More snaps is bad news for Tennessee Titans players in the preseason

Tennessee Titans (Mandatory Credit: Imagn Images photo pool)
Tennessee Titans (Mandatory Credit: Imagn Images photo pool) /

More reps are always a good thing right…right? Well, if you are a Tennessee Titans fan you might want to see your favorite prospect come off of the field in the third quarter.

The Tennessee Titans’ first live action of the year is just hours away at this point and diehard fans are excited to look at the guys competing for spots at the bottom of the roster.

Sure, everyone is excited to see what Treylon Burks, Roger McCreary, Chig Okonkwo, Kyle Philips, and the other rookies do, but those guys are already guaranteed spots on the roster. The players I’m referring to are the veterans that need to prove something this week.

What you don’t want to see is those guys playing the entire game.

Are the Tennessee Titans tipping their hand with snap counts?

Looking back at the snap counts from Week 1 of the preseason in 2021, there were 11 players that played 38 or more snaps in that game.
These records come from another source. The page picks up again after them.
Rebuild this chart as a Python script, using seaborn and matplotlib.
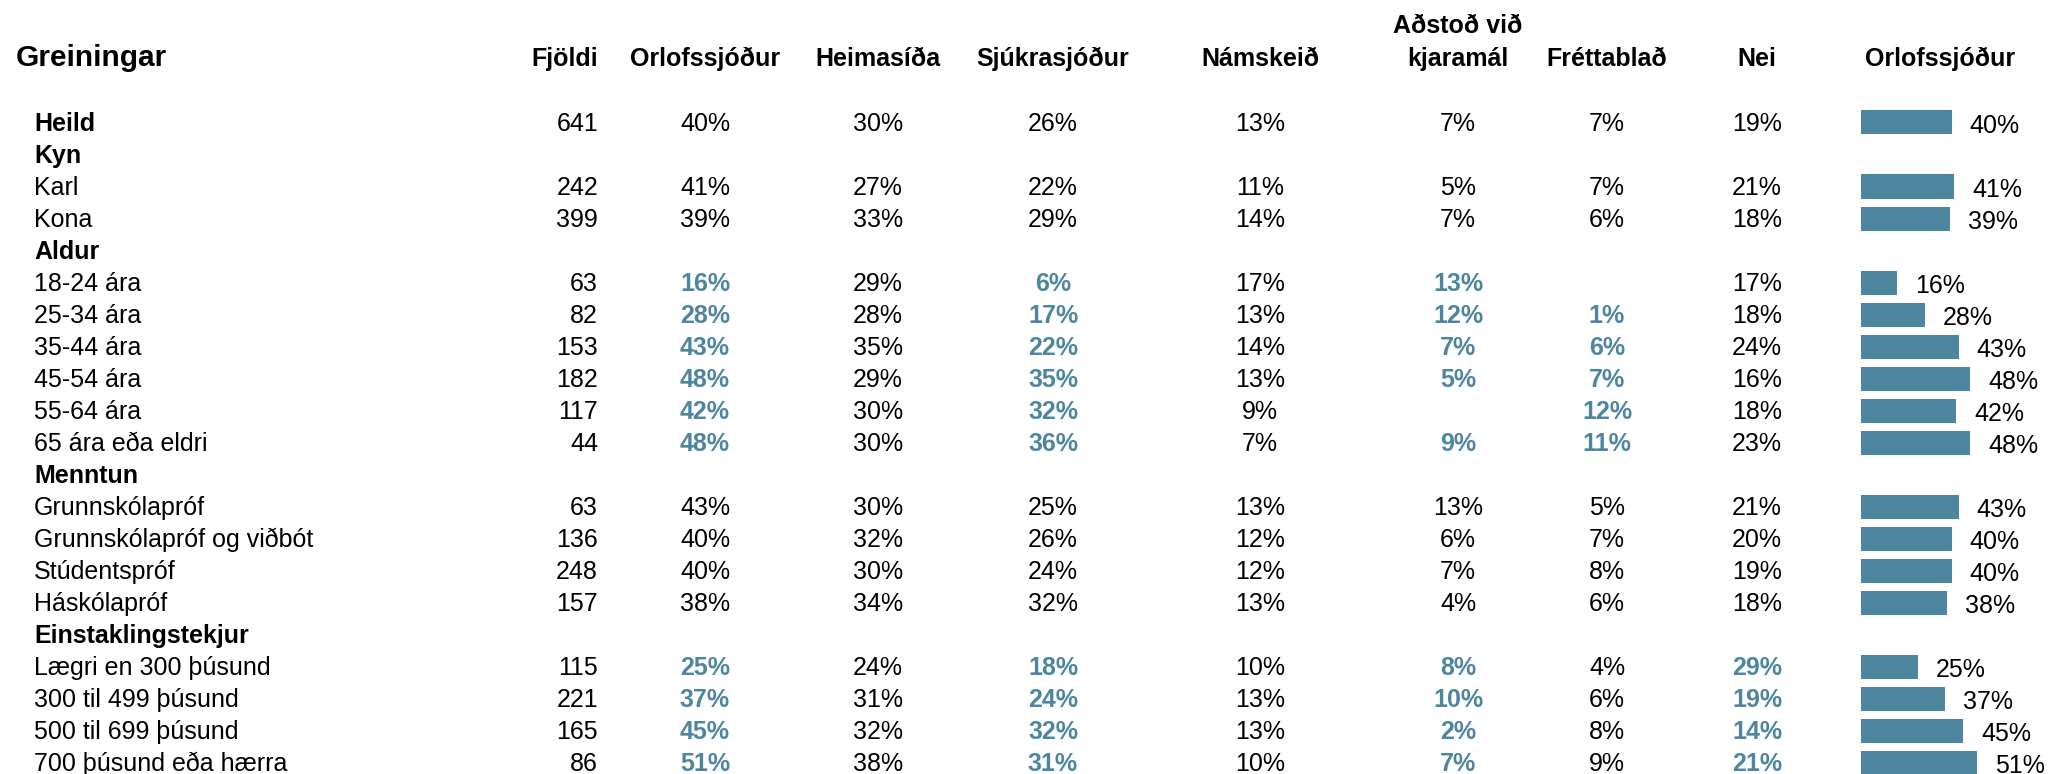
import seaborn as sns
import pandas as pd
import matplotlib.pyplot as plt

# Table data
row_labels = ["Heild", "Kyn", "Karl", "Kona", "Aldur", "18-24 ára", "25-34 ára", "35-44 ára",
              "45-54 ára", "55-64 ára", "65 ára eða eldri", "Menntun", "Grunnskólapróf",
              "Grunnskólapróf og viðbót", "Stúdentspróf", "Háskólapróf", "Einstaklingstekjur",
              "Lægri en 300 þúsund", "300 til 499 þúsund", "500 til 699 þúsund", "700 þúsund eða hærra"]
header_rows = ["Heild", "Kyn", "Aldur", "Menntun", "Einstaklingstekjur"]
row_groups = ["Heild", "Kyn", "Kyn", "Kyn", "Aldur", "Aldur", "Aldur", "Aldur", "Aldur", "Aldur", "Aldur",
              "Menntun", "Menntun", "Menntun", "Menntun", "Menntun",
              "Einstaklingstekjur", "Einstaklingstekjur", "Einstaklingstekjur", "Einstaklingstekjur",
              "Einstaklingstekjur"]

fjoldi = [641, None, 242, 399, None, 63, 82, 153, 182, 117, 44, None, 63, 136, 248, 157, None, 115, 221, 165, 86]
orlofssjodur = [40, None, 41, 39, None, 16, 28, 43, 48, 42, 48, None, 43, 40, 40, 38, None, 25, 37, 45, 51]
heimasida = [30, None, 27, 33, None, 29, 28, 35, 29, 30, 30, None, 30, 32, 30, 34, None, 24, 31, 32, 38]
sjukrasjodur = [26, None, 22, 29, None, 6, 17, 22, 35, 32, 36, None, 25, 26, 24, 32, None, 18, 24, 32, 31]
namskeid = [13, None, 11, 14, None, 17, 13, 14, 13, 9, 7, None, 13, 12, 12, 13, None, 10, 13, 13, 10]
adstod = [7, None, 5, 7, None, 13, 12, 7, 5, None, 9, None, 13, 6, 7, 4, None, 8, 10, 2, 7]
frettablad = [7, None, 7, 6, None, None, 1, 6, 7, 12, 11, None, 5, 7, 8, 6, None, 4, 6, 8, 9]
nei = [19, None, 21, 18, None, 17, 18, 24, 16, 18, 23, None, 21, 20, 19, 18, None, 29, 19, 14, 21]

# columns highlighted (bold blue) per group
highlighted = {
    "Aldur": ["Orlofssjóður", "Sjúkrasjóður", "Aðstoð", "Fréttablað"],
    "Einstaklingstekjur": ["Orlofssjóður", "Sjúkrasjóður", "Aðstoð", "Nei"],
}

BLUE = "#4e86a0"
FS = 18

sns.set_theme(style="white")
plt.rcParams["font.family"] = ["Liberation Sans", "DejaVu Sans"]
plt.rcParams["text.color"] = "black"

fig = plt.figure(figsize=(20.48, 7.74), dpi=100)
ax = fig.add_axes([0, 0, 1, 1])
ax.set_xlim(0, 2048)
ylim = (20.359, -3.828)
ax.set_ylim(*ylim)
ax.axis("off")

# header
head_y = -1.75
ax.text(16, head_y, "Greiningar", fontsize=21.5, fontweight="bold", va="baseline", ha="left")
ax.text(598, head_y, "Fjöldi", fontsize=FS, fontweight="bold", va="baseline", ha="right")
pct_cols = [
    ("Orlofssjóður", 705, orlofssjodur),
    ("Heimasíða", 878, heimasida),
    ("Sjúkrasjóður", 1053, sjukrasjodur),
    ("Námskeið", 1260, namskeid),
    ("Aðstoð", 1458, adstod),
    ("Fréttablað", 1607, frettablad),
    ("Nei", 1757, nei),
]
for name, xc, _ in pct_cols:
    if name == "Aðstoð":
        ax.text(xc, head_y - 1.05, "Aðstoð við", fontsize=FS, fontweight="bold", va="baseline", ha="center")
        ax.text(xc, head_y, "kjaramál", fontsize=FS, fontweight="bold", va="baseline", ha="center")
    else:
        ax.text(xc, head_y, name, fontsize=FS, fontweight="bold", va="baseline", ha="center")
ax.text(1940, head_y, "Orlofssjóður", fontsize=FS, fontweight="bold", va="baseline", ha="center")

# rows
off = 0.28
for i, lab in enumerate(row_labels):
    bold = lab in header_rows
    ax.text(34, i + off, lab, fontsize=FS, fontweight="bold" if bold else "normal", va="baseline", ha="left")
    if fjoldi[i] is not None:
        ax.text(598, i + off, str(fjoldi[i]), fontsize=FS, va="baseline", ha="right")
    hl = highlighted.get(row_groups[i], [])
    for name, xc, vals in pct_cols:
        v = vals[i]
        if v is None:
            continue
        is_hl = name in hl
        ax.text(xc, i + off, f"{v}%", fontsize=FS, va="baseline", ha="center",
                color=BLUE if is_hl else "black", fontweight="bold" if is_hl else "normal")

# bar column
bar_df = pd.DataFrame({"row": list(range(len(row_labels))), "value": orlofssjodur}).dropna()
bax = fig.add_axes([1861 / 2048, 0, 187 / 2048, 1])
sns.barplot(data=bar_df, x="value", y="row", orient="h", native_scale=True, color=BLUE,
            saturation=1, width=0.75, linewidth=0, ax=bax)
bax.set_ylim(*ylim)
bax.set_xlim(0, 187 / 2.27)
bax.axis("off")
for _, r in bar_df.iterrows():
    bax.annotate(f"{int(r['value'])}%", (r["value"], r["row"] + 0.34), xytext=(13, 0),
                 textcoords="offset points", fontsize=FS, va="baseline", ha="left")

fig.savefig("out.png", dpi=100)
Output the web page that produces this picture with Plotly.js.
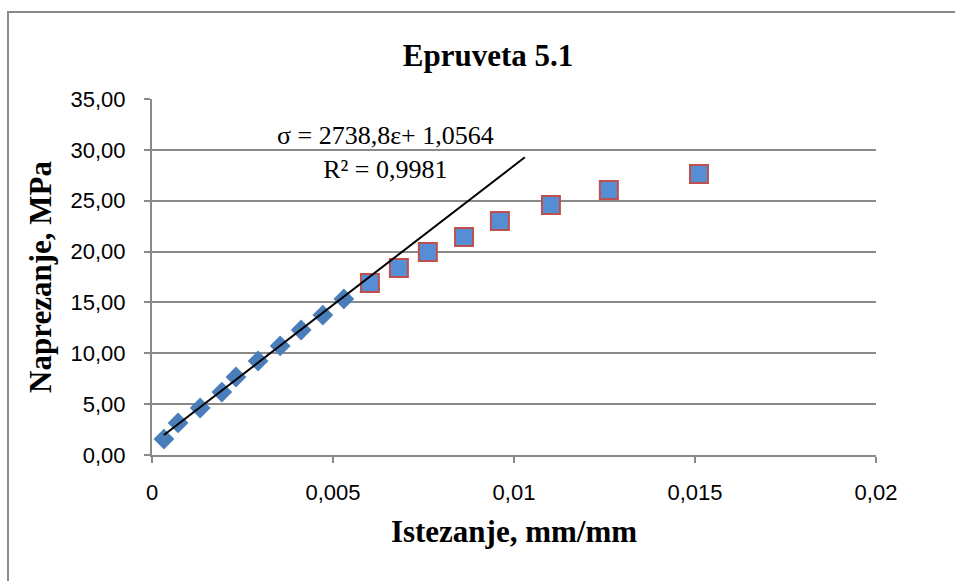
<!DOCTYPE html>
<html>
<head>
<meta charset="utf-8">
<script src="https://cdn.plot.ly/plotly-3.0.1.min.js"></script>
<style>html,body{margin:0;padding:0;background:#fff;}#chart{width:955px;height:581px;}</style>
</head>
<body>
<div id="chart"></div>
<script>
// Linear (elastic) region - diamonds
const strainLinear = [0.00033, 0.00072, 0.00133, 0.00193, 0.00232, 0.00293, 0.00354, 0.00412, 0.00472, 0.00530];
const stressLinear = [1.57, 3.15, 4.62, 6.19, 7.67, 9.24, 10.72, 12.29, 13.76, 15.34];
// Non-linear region - squares
const strainPlastic = [0.00602, 0.00682, 0.00762, 0.00862, 0.00961, 0.01102, 0.01262, 0.01511];
const stressPlastic = [16.91, 18.39, 19.96, 21.43, 23.01, 24.58, 26.05, 27.63];
// Trendline (as printed on the chart)
const trendSlope = 2738.8;
const trendIntercept = 1.0564;
const trendStrain = [0.00033, 0.0103];
const trendStress = trendStrain.map(e => trendSlope * e + trendIntercept);

const xTickVals = [0, 0.005, 0.01, 0.015, 0.02];
const xTickText = ['0', '0,005', '0,01', '0,015', '0,02'];

const gridCol = '#8a8a8a';

const traces = [
  {x: strainLinear, y: stressLinear, type: 'scatter', mode: 'markers',
   marker: {symbol: 'diamond', size: 16, color: '#4A7EBB', line: {width: 0}}, showlegend: false},
  {x: strainPlastic, y: stressPlastic, type: 'scatter', mode: 'markers',
   marker: {symbol: 'square', size: 18, color: '#558ED5', line: {width: 2, color: '#C0504D'}}, showlegend: false},
  {x: trendStrain, y: trendStress, type: 'scatter', mode: 'lines',
   line: {color: '#000000', width: 2}, showlegend: false}
];

const layout = {
  width: 955, height: 581,
  margin: {l: 152, r: 79, t: 99, b: 126},
  paper_bgcolor: '#ffffff', plot_bgcolor: '#ffffff',
  separators: ',.',
  font: {family: 'Liberation Sans, Arial, sans-serif', color: '#000'},
  title: {text: '<b>Epruveta 5.1</b>', font: {family: 'Liberation Serif, Times New Roman, serif', size: 31, color: '#000'},
          x: 0.511, xanchor: 'center', y: 0.905, yanchor: 'middle'},
  xaxis: {
    range: [0, 0.02], tickvals: xTickVals, ticktext: xTickText,
    showgrid: false, zeroline: false, showline: true, linecolor: gridCol, linewidth: 2,
    ticks: 'outside', ticklen: 6, tickwidth: 2, tickcolor: gridCol,
    tickfont: {family: 'Liberation Sans, Arial, sans-serif', size: 22, color: '#000'},
    ticklabelstandoff: 11,
    title: {text: '<b>Istezanje, mm/mm</b>', font: {family: 'Liberation Serif, Times New Roman, serif', size: 31, color: '#000'}, standoff: 16}
  },
  yaxis: {
    range: [0, 35], dtick: 5, tickformat: '.2f',
    showgrid: true, gridcolor: gridCol, gridwidth: 2,
    zeroline: false, showline: true, linecolor: gridCol, linewidth: 2,
    ticks: 'outside', ticklen: 6, tickwidth: 2, tickcolor: gridCol,
    tickfont: {family: 'Liberation Sans, Arial, sans-serif', size: 22, color: '#000'},
    ticklabelstandoff: 14,
    title: {text: '<b>Naprezanje, MPa</b>', font: {family: 'Liberation Serif, Times New Roman, serif', size: 31, color: '#000'}, standoff: 10}
  },
  annotations: [
    {xref: 'x', yref: 'y', x: 0.00646, y: 29.74, xanchor: 'center', yanchor: 'middle', showarrow: false,
     text: 'σ = 2738,8ε+ 1,0564<br>R² = 0,9981',
     font: {family: 'Liberation Serif, Times New Roman, serif', size: 26, color: '#000'}}
  ],
  shapes: [
    {type: 'path', xref: 'paper', yref: 'paper', path: 'M -0.1989 -1 L -0.1989 1.2444 L 2 1.2444',
     line: {color: '#8a8a8a', width: 2}}
  ]
};

Plotly.newPlot('chart', traces, layout, {displayModeBar: false, staticPlot: true});
</script>
</body>
</html>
The only players who made it to the active roster were Logan Woodside and three rookies (Rashad Weaver, Dillon Radunz, Racey McMath).

The news wasn’t so good for Breon Borders who had looked like he was going to be one of the Titans’ backup cornerbacks after a strong performance in 2020, but who didn’t end up on the roster.

Players on the roster bubble that didn’t start in Week 1 of the preseason, but who still played double-digit snaps were (excluding rookies):

-TE Tommy Hudson (31)

-RB Mekhi Sargent (29)

-DL Anthony Rush (18)

-DB Chris Jackson (18)

-EDGE Ola Adeniyi (16)

For Tennessee Titans fans, the main takeaway here should be that snap counts are going to matter for veterans that you might think are sleepers to make the roster this year.

Guys like Dez Fitzpatrick, Mason Kinsey, Corey Levin, Josh Malone, Da’Shawn Hand, Larrell Murchison, and Josh Kalu should be excited if they get to play 20ish snaps and then take off their shoulder pads and watch the rest from the sidelines.

The one exception to this rule is guys that start in one spot and move to another. For example, I expect Jamarco Jones to get a fair amount of work on Thursday night. It wouldn’t surprise me to see him get a series or two at left guard and then move over and play some right tackle before the night is done.

Competition on the offensive line and in the defensive backfield are often decided on who can do more for your team in an emergency. While the team may end up having a guard that is better than Jamarco Jones if he can play every position other than center it makes him more valuable as a utility piece to have active on game days.